In the second list, only one of the closest five texts has a cosine distance less than 0.5, which means most of them aren’t that close to Boyle’s text. This observation is helpful to know and puts some of the previous results into context. We’re dealing with an artificially limited corpus of texts published in just a single year; if we had a larger set, it’s likely we’d find texts more similar to Boyle’s.The first three texts in the list are the same as before, but their order has reversed. Boyle’s other text, as we might expect, is now at the top of the rankings. And as we saw in the numerical results, its cosine distance suggests it’s more similar than the next text down in this list, Harvey’s.

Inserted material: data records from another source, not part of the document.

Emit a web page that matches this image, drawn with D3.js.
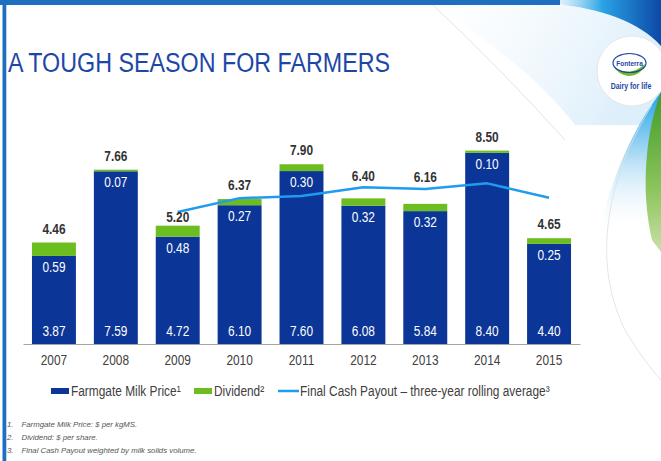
<!DOCTYPE html>
<html>
<head>
<meta charset="utf-8">
<script src="https://cdn.jsdelivr.net/npm/d3@7"></script>
<style>
  html, body { margin: 0; padding: 0; background: #fff; }
  svg { display: block; }
  text { font-family: "Liberation Sans", Arial, sans-serif; }
  .note { font-style: italic; }
</style>
</head>
<body>
<svg id="chart" width="661" height="461"></svg>
<script>
// Season years shown on the x axis
const years = ["2007", "2008", "2009", "2010", "2011", "2012", "2013", "2014", "2015"];
// Farmgate milk price, $ per kgMS
const milkPrice = [3.87, 7.59, 4.72, 6.10, 7.60, 6.08, 5.84, 8.40, 4.40];
// Dividend, $ per share
const dividend = [0.59, 0.07, 0.48, 0.27, 0.30, 0.32, 0.32, 0.10, 0.25];
// Final cash payout, three-year rolling average
const rollingYears = ["2009", "2010", "2011", "2012", "2013", "2014", "2015"];
const rollingAvg = [5.80, 6.41, 6.50, 6.89, 6.81, 7.06, 6.43];
// Legend and footnote texts
const legendLabels = ["Farmgate Milk Price\u00B9", "Dividend\u00B2", "Final Cash Payout \u2013 three-year rolling average\u00B3"];
const footnotes = ["Farmgate Milk Price: $ per kgMS.", "Dividend: $ per share.", "Final Cash Payout weighted by milk solids volume."];

const BLUE = "#0b3697", GREEN = "#6cbd1f", LINE = "#1f9bef", FRAME = "#1f6fc1";
const NARROW = 0.82; // horizontal squeeze that gives a narrow sans face
// Total labels sit 9px above their bar, except where the payout line runs close by.
const totalLabelGap = { "2009": 3.5, "2012": 17.5, "2013": 21.5 };

// Turn x/y placement into a transform so the glyphs can be condensed.
function narrow(sel) {
  sel.each(function () {
    const t = d3.select(this);
    const tx = +t.attr("x") || 0, ty = +t.attr("y") || 0;
    t.attr("x", 0).attr("y", 0).attr("transform", `translate(${tx},${ty}) scale(${NARROW},1)`);
  });
  return sel;
}

const svg = d3.select("#chart");
const defs = svg.append("defs");

// ---- slide background decoration ----
const haze = defs.append("linearGradient").attr("id", "haze").attr("x1", 0).attr("y1", 0).attr("x2", 1).attr("y2", 0.3);
haze.append("stop").attr("offset", "0").attr("stop-color", "#e8f4fc").attr("stop-opacity", 0);
haze.append("stop").attr("offset", "1").attr("stop-color", "#cfe8f8").attr("stop-opacity", 1);
const swoosh = defs.append("linearGradient").attr("id", "swoosh").attr("x1", 0).attr("y1", 0).attr("x2", 1).attr("y2", 0);
swoosh.append("stop").attr("offset", "0").attr("stop-color", "#8fd0f2").attr("stop-opacity", 0.2);
swoosh.append("stop").attr("offset", "0.45").attr("stop-color", "#29a3e6");
swoosh.append("stop").attr("offset", "1").attr("stop-color", "#0c48a6");
const wedge = defs.append("linearGradient").attr("id", "wedge").attr("x1", 0).attr("y1", 0).attr("x2", 0).attr("y2", 1);
wedge.append("stop").attr("offset", "0").attr("stop-color", "#20a2e6");
wedge.append("stop").attr("offset", "0.5").attr("stop-color", "#bfe3f7");
wedge.append("stop").attr("offset", "1").attr("stop-color", "#ffffff").attr("stop-opacity", 0);
const leaf = defs.append("linearGradient").attr("id", "leaf").attr("x1", 0).attr("y1", 0).attr("x2", 0).attr("y2", 1);
leaf.append("stop").attr("offset", "0").attr("stop-color", "#3f9a2a");
leaf.append("stop").attr("offset", "0.6").attr("stop-color", "#8cc45a");
leaf.append("stop").attr("offset", "1").attr("stop-color", "#c9e0a8");

const deco = svg.append("g");
deco.append("path").attr("d", "M430,5 C490,40 540,80 575,125 L661,125 L661,5 Z").attr("fill", "url(#haze)").attr("opacity", 0.7);
deco.append("path").attr("d", "M433,5 Q500,68 565,140").attr("fill", "none").attr("stroke", "#dcdcdc").attr("stroke-width", 0.8);
deco.append("path").attr("d", "M555,4 C600,8 640,22 661,46 L661,0 L555,0 Z").attr("fill", "url(#swoosh)");
deco.append("path").attr("d", "M661,92 C635,125 612,175 598,235 L661,235 Z").attr("fill", "url(#wedge)");
deco.append("path").attr("d", "M661,92 C646,130 640,190 652,240 L661,252 Z").attr("fill", "url(#leaf)");
deco.append("path").attr("d", "M652,105 C612,170 588,255 625,330 C638,352 650,368 661,380").attr("fill", "none").attr("stroke", "#dedede").attr("stroke-width", 0.8);
// logo disc
deco.append("circle").attr("cx", 632).attr("cy", 71).attr("r", 35).attr("fill", "#fff").attr("stroke", "#e2e2e2").attr("stroke-width", 0.8);
deco.append("path").attr("d", "M614,67 Q629,78 645,64 Q641,76 628,76 Q618,74 614,67 Z").attr("fill", "#6cbd1f");
deco.append("ellipse").attr("cx", 629.5).attr("cy", 63).attr("rx", 16.5).attr("ry", 9.5).attr("fill", "none").attr("stroke", "#1c47a6").attr("stroke-width", 1.2);
narrow(deco.append("text").attr("x", 629.5).attr("y", 65.5).attr("text-anchor", "middle").attr("font-size", 8).attr("font-weight", "bold").attr("fill", "#1c47a6").text("Fonterra"));
narrow(deco.append("text").attr("x", 631).attr("y", 89).attr("text-anchor", "middle").attr("font-size", 8.5).attr("font-weight", "bold").attr("fill", "#1c47a6").text("Dairy for life"));
// frame
deco.append("rect").attr("x", 0).attr("y", 0).attr("width", 560).attr("height", 5).attr("fill", FRAME);
deco.append("rect").attr("x", 2.5).attr("y", 0).attr("width", 3.8).attr("height", 461).attr("fill", FRAME);

// ---- title ----
narrow(svg.append("text").attr("x", 8).attr("y", 72).attr("font-size", 28.4).attr("fill", "#1c47a6")
  .text("A TOUGH SEASON FOR FARMERS"));

// ---- scales ----
const x = d3.scaleBand().domain(years).range([23, 580]).paddingInner(0.29).paddingOuter(0.145);
const y = d3.scaleLinear().domain([0, 8.5]).range([344, 150.6]);

const rows = years.map((yr, i) => ({ year: yr, milk: milkPrice[i], div: dividend[i], total: milkPrice[i] + dividend[i] }));

const g = svg.append("g");
// milk price bars
g.selectAll(".milk").data(rows).join("rect").attr("class", "milk")
  .attr("x", d => x(d.year)).attr("width", x.bandwidth())
  .attr("y", d => y(d.milk)).attr("height", d => y(0) - y(d.milk))
  .attr("fill", BLUE);
// dividend segments stacked on top
g.selectAll(".div").data(rows).join("rect").attr("class", "div")
  .attr("x", d => x(d.year)).attr("width", x.bandwidth())
  .attr("y", d => y(d.total)).attr("height", d => y(d.milk) - y(d.total))
  .attr("fill", GREEN);

// x axis
const xAxis = svg.append("g").attr("transform", `translate(0,${y(0)})`)
  .call(d3.axisBottom(x).tickSize(0).tickPadding(11));
xAxis.select(".domain").attr("stroke", "#a6a6a6").attr("stroke-width", 1);
xAxis.selectAll("text").attr("font-size", 14.5).attr("fill", "#404040")
  .attr("font-family", "'Liberation Sans', Arial, sans-serif")
  .attr("transform", `scale(${NARROW},1)`);

// rolling average line
const line = d3.line().x((d, i) => x(rollingYears[i]) + x.bandwidth() / 2).y(d => y(d));
svg.append("path").datum(rollingAvg).attr("d", line)
  .attr("fill", "none").attr("stroke", LINE).attr("stroke-width", 2.5).attr("stroke-linejoin", "round");

// value labels
const fmt = d3.format(".2f");
const cx = d => x(d.year) + x.bandwidth() / 2;
const labels = svg.append("g");
narrow(labels.selectAll(".milkLbl").data(rows).join("text").attr("class", "milkLbl")
  .attr("x", cx).attr("y", y(0) - 8).attr("text-anchor", "middle")
  .attr("font-size", 14.5).attr("fill", "#fff").text(d => fmt(d.milk)));
narrow(labels.selectAll(".divLbl").data(rows).join("text").attr("class", "divLbl")
  .attr("x", cx).attr("y", d => y(d.milk) + 16).attr("text-anchor", "middle")
  .attr("font-size", 14.5).attr("fill", "#fff").text(d => fmt(d.div)));
narrow(labels.selectAll(".totLbl").data(rows).join("text").attr("class", "totLbl")
  .attr("x", cx).attr("y", d => y(d.total) - (totalLabelGap[d.year] ?? 9)).attr("text-anchor", "middle")
  .attr("font-size", 14.5).attr("font-weight", "bold").attr("fill", "#333").text(d => fmt(d.total)));

// legend
const leg = svg.append("g");
const legY = 391;
leg.append("rect").attr("x", 51).attr("y", legY - 3).attr("width", 18).attr("height", 6).attr("fill", BLUE);
narrow(leg.append("text").attr("x", 71).attr("y", legY + 5).attr("font-size", 14.5).attr("fill", "#404040").text(legendLabels[0]));
leg.append("rect").attr("x", 194).attr("y", legY - 3).attr("width", 18).attr("height", 6).attr("fill", GREEN);
narrow(leg.append("text").attr("x", 214).attr("y", legY + 5).attr("font-size", 14.5).attr("fill", "#404040").text(legendLabels[1]));
leg.append("line").attr("x1", 278).attr("x2", 299).attr("y1", legY).attr("y2", legY).attr("stroke", LINE).attr("stroke-width", 2.5);
narrow(leg.append("text").attr("x", 300).attr("y", legY + 5).attr("font-size", 14.5).attr("fill", "#404040").text(legendLabels[2]));

// footnotes
const notes = svg.append("g");
footnotes.forEach((t, i) => {
  const yy = 427 + i * 12.8;
  notes.append("text").attr("class", "note").attr("x", 7).attr("y", yy).attr("font-size", 7.8).attr("fill", "#555").text((i + 1) + ".");
  notes.append("text").attr("class", "note").attr("x", 21.5).attr("y", yy).attr("font-size", 7.8).attr("fill", "#555").text(t);
});
</script>
</body>
</html>
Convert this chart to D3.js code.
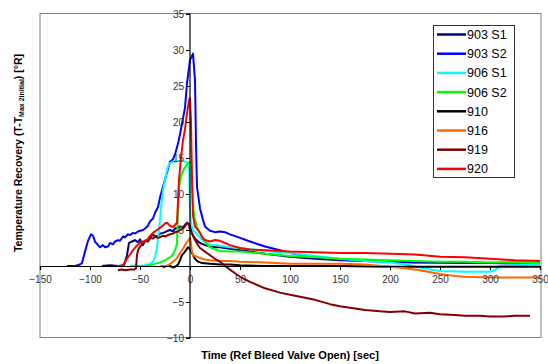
<!DOCTYPE html>
<html><head><meta charset="utf-8">
<script src="https://cdn.jsdelivr.net/npm/d3@7"></script>
<style>body{margin:0;background:#fff;} svg{display:block;font-family:"Liberation Sans",Arial,sans-serif;}</style>
</head><body>
<svg id="c" width="548" height="364"></svg>
<script>
const seriesNames = ["903 S1","903 S2","906 S1","906 S2","910","916","919","920"];
const seriesColors = ["#000080","#0000ff","#00ffff","#00ff00","#000000","#ff6600","#800000","#ff0000"];
const xTicks = [-150,-100,-50,0,50,100,150,200,250,300,350];
const yTicks = [-10,-5,5,10,15,20,25,30,35];

const s903S1 = [[-88,0],[-80,0.1],[-72,0],[-66,0.1],[-63,1.5],[-61,3.2],[-58,3.4],[-55,3.6],[-52,3.3],[-50,3.7],[-47,2.9],[-45,3.5],[-42,3.4],[-40,3.9],[-37,4.4],[-35,4.1],[-32,4.2],[-30,4.5],[-27,4.6],[-25,4.7],[-22,4.9],[-20,5.0],[-17,4.8],[-15,5.2],[-12,5.3],[-10,5.5],[-7,5.4],[-5,5.7],[-3,6.0],[-1,5.8],[0,5],[2,4.5],[5,3.8],[10,3.2],[15,2.9],[20,2.7],[25,2.6],[30,2.6],[40,2.4],[50,2.2],[60,2.0],[75,1.7],[100,1.3],[125,1.0],[150,0.8],[175,0.7],[200,0.6],[225,0.5],[250,0.5],[275,0.4],[300,0.4],[325,0.5],[350,0.4]];
const s903S2 = [[-123,0],[-115,0],[-110,0.2],[-108,0.4],[-105,2],[-102,3.5],[-99,4.4],[-97,4.2],[-95,3.4],[-92,2.9],[-90,2.6],[-87,2.9],[-85,2.6],[-82,2.7],[-80,3.2],[-77,3.0],[-75,3.4],[-72,3.6],[-70,3.5],[-67,4.1],[-65,4.0],[-62,4.4],[-60,4.3],[-57,4.6],[-55,4.5],[-52,4.8],[-50,4.9],[-47,5.0],[-45,5.2],[-42,5.6],[-40,6.2],[-37,6.6],[-35,7.4],[-32,8.2],[-30,9.5],[-27,11],[-25,12],[-22,13.5],[-20,14.5],[-17,14.8],[-15,15.5],[-12,17],[-10,18.3],[-7,20.5],[-5,22],[-3,25.4],[-1,27.5],[0,28.6],[3,29.5],[5,25.8],[6,17],[7,11],[10,8],[13,6.4],[15,5.5],[20,4.9],[25,4.7],[30,4.8],[35,4.7],[40,4.4],[50,3.9],[60,3.4],[75,2.7],[90,2.2],[100,1.8],[125,1.2],[150,0.9],[175,0.7],[200,0.6],[250,0.5],[300,0.4],[350,0.3]];
const s906S1 = [[-60,0],[-55,0.1],[-50,0],[-45,0.1],[-40,0.3],[-37,0.6],[-35,1.2],[-33,2.6],[-31,5],[-29,8],[-27,10.5],[-25,12],[-23,13.3],[-21,14.2],[-19,14.4],[-15,14.5],[-10,14.6],[-5,14.5],[-2,14.4],[-1,14],[0,8],[1,6],[3,5],[6,4.5],[10,4],[15,3.3],[20,3],[25,2.9],[30,2.8],[40,2.6],[50,2.5],[75,2.1],[100,1.8],[125,1.4],[150,1.0],[175,0.7],[200,0.5],[220,0.1],[240,-0.5],[250,-0.7],[275,-0.8],[300,-0.8],[305,-0.6],[310,0],[325,0.1],[350,0.2]];
const s906S2 = [[-52,0],[-45,0],[-40,0.1],[-35,0.3],[-30,0.5],[-25,0.8],[-20,1.2],[-17,1.6],[-15,2.2],[-13,3],[-12,8],[-11,11],[-9,12.5],[-6,13.5],[-3,14.1],[0,14.4],[1.5,14],[2.5,10],[4,7],[7,5.4],[10,4.6],[15,3.4],[20,2.6],[25,2.3],[30,2.1],[40,2.0],[50,2.0],[75,1.7],[100,1.4],[125,1.2],[150,1.0],[175,0.9],[200,0.8],[225,0.7],[250,0.6],[275,0.6],[300,0.5],[325,0.5],[350,0.4]];
const s910 = [[-27,-0.2],[-24,0],[-20,0],[-17,-0.2],[-15,-0.1],[-12,0.2],[-10,0.8],[-8,1.5],[-5,2],[-2,2.6],[0,2.3],[2,1.8],[5,1],[8,0.6],[12,0.4],[20,0.3],[30,0.2],[40,0.2],[50,0.1],[75,0],[100,0],[150,0],[200,-0.1],[250,-0.1],[300,-0.1],[350,-0.1]];
const s916 = [[-30,0],[-25,0],[-22,0.1],[-20,0.3],[-17,0.6],[-15,0.8],[-12,1.3],[-10,1.8],[-7,2.4],[-5,2.9],[-3,3.3],[-1,3.7],[0,3.9],[1,3.2],[2,2],[3,1.5],[7,1.3],[10,1.1],[15,0.9],[20,0.8],[30,0.7],[40,0.7],[50,0.6],[75,0.5],[100,0.3],[125,0.3],[150,0.3],[175,0.2],[200,-0.1],[215,-0.3],[230,-0.6],[250,-1.1],[265,-1.4],[275,-1.5],[300,-1.6],[325,-1.6],[350,-1.6]];
const s919 = [[-72,-0.6],[-68,-0.5],[-64,-0.6],[-60,-0.5],[-56,-0.5],[-54,-0.3],[-53,1.5],[-52,2.2],[-50,2.7],[-48,3.0],[-45,3.5],[-42,3.6],[-40,3.9],[-37,3.8],[-35,4.1],[-32,3.9],[-30,4.0],[-27,4.2],[-25,4.1],[-22,4.3],[-20,4.4],[-17,4.5],[-15,4.7],[-12,4.8],[-10,5.0],[-7,5.2],[-5,5.5],[-3,6],[-1,5.8],[0,5.5],[2,4.5],[5,3.6],[8,2.9],[10,2.5],[15,2],[20,1.5],[25,1],[30,0.6],[35,0],[40,-0.5],[45,-1],[50,-1.5],[60,-2.2],[75,-3.1],[90,-3.7],[100,-4],[115,-4.4],[125,-4.7],[140,-5.3],[150,-5.6],[165,-5.9],[175,-6.1],[190,-6.3],[200,-6.4],[215,-6.3],[225,-6.6],[240,-6.5],[250,-6.7],[265,-6.8],[275,-6.9],[290,-6.9],[300,-7],[315,-7],[325,-6.9],[340,-6.9]];
const s920 = [[-73,0],[-68,0],[-66,0.3],[-63,1],[-60,1.6],[-57,2.2],[-54,2.7],[-50,3.2],[-47,3.4],[-43,3.6],[-40,4.2],[-37,4.6],[-33,5.0],[-30,5.3],[-27,5.6],[-25,5.9],[-23,6],[-20,5.6],[-17,5.4],[-15,5.7],[-13,6],[-12,9],[-11,12],[-9,15],[-7,17.5],[-5,19],[-3,21.2],[-1,23],[0,23.3],[1,20],[2,12],[3,7],[5,5.5],[8,5],[10,4.6],[13,3.8],[15,3.6],[20,3.4],[25,3.6],[30,3.5],[35,3.2],[40,2.9],[50,2.5],[60,2.3],[75,2.2],[100,2.0],[125,1.9],[150,1.8],[175,1.8],[200,1.7],[225,1.6],[250,1.3],[275,1.2],[300,1.0],[325,0.8],[350,0.7]];
const seriesData = [s903S1,s903S2,s906S1,s906S2,s910,s916,s919,s920];

const svg = d3.select("#c");
const x = d3.scaleLinear().domain([-150,350]).range([40,540]);
const y = d3.scaleLinear().domain([-10,35]).range([338,14]);

// plot frame
svg.append("rect").attr("x",40).attr("y",13.5).attr("width",501).attr("height",324)
  .attr("fill","#fff").attr("stroke","#808080").attr("stroke-width",1);

// series
const line = d3.line().x(d=>x(d[0])).y(d=>y(d[1]));
seriesData.forEach((s,i)=>{
  svg.append("path").attr("d",line(s)).attr("fill","none")
    .attr("stroke",seriesColors[i]).attr("stroke-width",2).attr("stroke-linejoin","round");
});

// axes
const xAxis = svg.append("g").attr("transform",`translate(0,${y(0)})`)
  .call(d3.axisBottom(x).tickValues(xTicks).tickSize(4).tickPadding(6).tickFormat(d3.format("d")));
const yAxis = svg.append("g").attr("transform",`translate(${x(0)},0)`)
  .call(d3.axisLeft(y).tickValues(yTicks).tickSize(4).tickPadding(2).tickFormat(d3.format("d")));
[xAxis,yAxis].forEach(g=>{
  g.select(".domain").attr("stroke","#000").attr("stroke-width",1.2);
  g.selectAll(".tick line").attr("stroke","#000");
  g.selectAll("text").attr("font-size",10).attr("fill","#333").attr("font-family","Liberation Sans, Arial, sans-serif");
});
yAxis.select(".domain").attr("d",`M-4,${y(35)}H0V${y(-10)}H-4`);

// titles
svg.append("text").attr("x",290).attr("y",359).attr("text-anchor","middle")
  .attr("font-size",11).attr("font-weight","bold").attr("fill","#000")
  .text("Time (Ref Bleed Valve Open) [sec]");
const yt = svg.append("text").attr("transform","translate(22,153) rotate(-90)")
  .attr("text-anchor","middle").attr("font-size",10.5).attr("font-weight","bold").attr("fill","#000");
yt.append("tspan").text("Temperature Recovery (T-T");
yt.append("tspan").attr("font-size",7).attr("dy",2).text("Max 2initial");
yt.append("tspan").attr("dy",-2).text(") [°R]");

// legend
const lg = svg.append("g");
lg.append("rect").attr("x",433.5).attr("y",25.5).attr("width",81).attr("height",152)
  .attr("fill","#fff").attr("stroke","#333").attr("stroke-width",1);
seriesNames.forEach((n,i)=>{
  const yy = 34.5 + i*19.2;
  lg.append("line").attr("x1",437).attr("x2",466).attr("y1",yy).attr("y2",yy)
    .attr("stroke",seriesColors[i]).attr("stroke-width",2.5);
  lg.append("text").attr("x",467).attr("y",yy+4.5).attr("font-size",12.5).attr("fill","#000").text(n);
});
</script>
</body></html>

The order in this example suggests that perhaps Euclidean distance was picking up on a similarity between Thomson and Boyle that had more to do with magnitude than it did with their contents . The final two texts in this list, though it is hard to tell from their titles, are also fairly relevant to Boyle’s. Both of them deal with topics that were part of early modern scientific thought, natural history and aging, respectively. As you might expect, because cosine distance is more focused on comparing the proportions of features within individual samples, its results were slightly better for this text corpus.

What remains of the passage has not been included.